A review by llysenw
Francona: The Red Sox Years by Terry Francona

2.0

Yikes, where to begin? I should have read the reviews first although I doubt it would have made a difference. I expected this to be a book written by Francona with Shaughnessy as a ghost writer or "by Francona with Shaughnessy" but it's not. It's a book written by Dan Shaughnessy from interviews with Francona. I had that suspicion almost right away. I mean, who writes an autobiography in the third person or refers to himself as "the manager"? Then the acknowledgement at the end pretty much confirmed it.

I cannot stand Shaughnessy's writing. I never could. There's a reason he has a nickname of "shank" and it's no mystery how there exists automated software that can write a Shaughnessy column. If you want to know what hack writing looks like, just pick up a Globe and read a Shaughnessy column. It reads as if written by someone trying to mimic what a old-timey meatball sports beat stereotype might writes like. With cigars and whiskey.

I can only imagine that Francona is listed as an author because athletes and others important to the story loathed Shaughnessy and liked Francona and would only cooperate if Francona asked them to and Francona was probably a damn good negotiator and without author credit, the book would not have been made.

That said...

There's not a lot new here. There is some background material I didn't know about and the story of Francona's younger life was interesting. I didn't, for example, know just how bad his health was, and it made some of what happened make more sense. It also does a reasonable job of getting across just how hard the feelings are all the way around, not just between Francona and ownership, but between all the players, owners, media and everybody else.

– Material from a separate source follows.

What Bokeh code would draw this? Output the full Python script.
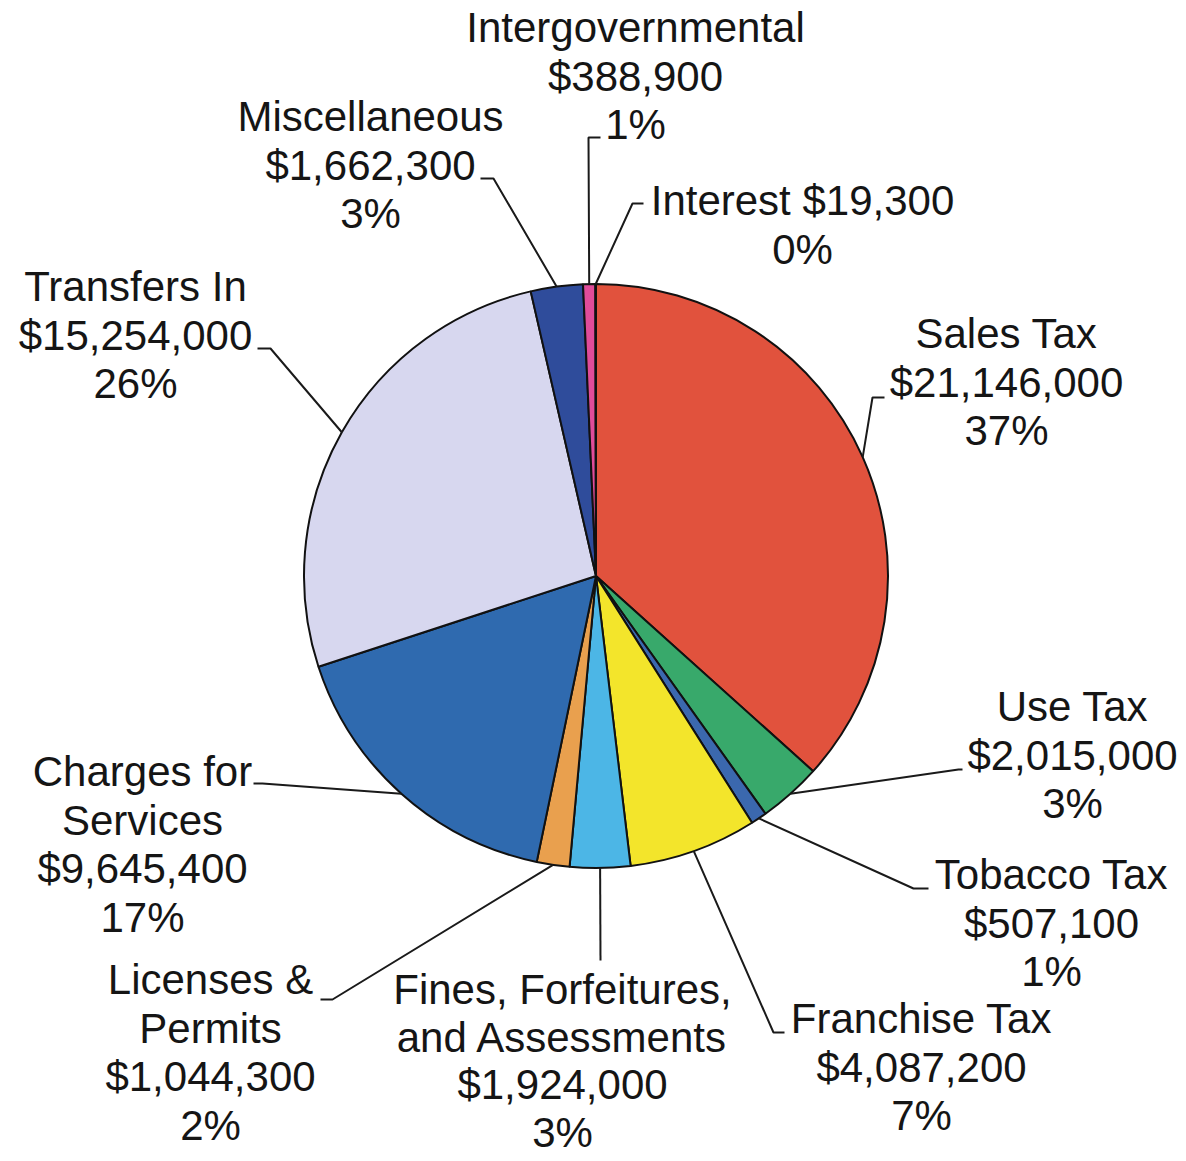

As a Red Sox fan, it's worth reading. You might come away with a slightly different perspective, but probably not. Anyone who has been watching the way ownership has been acting over the last 10 years or so really can't come away feeling any more dislike of John "Pink Hat" Henry and the rest than they already do. Some of it seems self-serving, but that's to be expected in any "autobiography", I suppose, but it doesn't come a surprise or change any opinions.

Terry Francona will always be loved by this town and there's nothing Sox ownership can do to destroy that, no matter how hard they try.